6/10
Isn't It Romantic
29 May 2023
Mary Astor is a hostess at a clip joint. Her mother has just died, and her 'boyfriend, Ben Bard has taken her entire bankroll. When the police raid the joint under detective Robert Elliott, she tiredly starts out to the paddy wagon. Elliott, however, chucks her under the chin, tells her to keep her chin up, and slips her $10. She does, and eventually becomes the secretary of businessman John Boles, who marries her. Eventually Bard shows up, takes her wedding ring and a bracelet, and demands $6,000 or he'll tell Boles about her past.

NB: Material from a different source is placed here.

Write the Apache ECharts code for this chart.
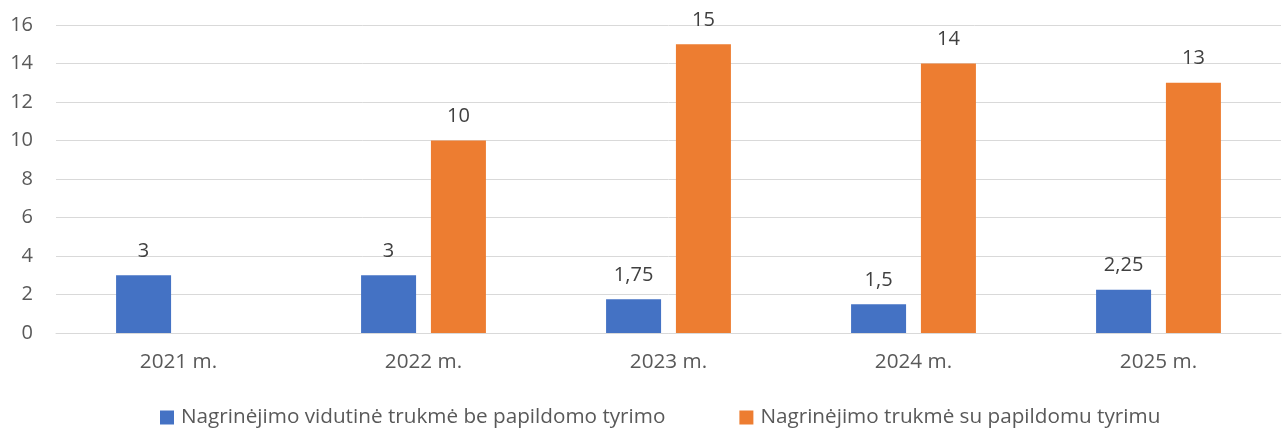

It's a quick programmer directed by Irving Cummings, in this period one of Fox Pictures' underrated workhorses. The performers all have small bits of business that they perform, like Ben Bard's shining his shoes by rubbing them against the back of his trousers. This being 1928, now-forgotten cameraman Conrad Wells -- he died in 1930 at the age of 32 in the same plane crash that killed Kenneth Hawks -- keeps the camera moving, usually with pull-outs from close-ups.

The copy I looked at was in poor shape, but this acerbic little morality tale is fairly typical of Cummings when he wasn't filling in for other directors. At 68 minutes, it's pretty cynical.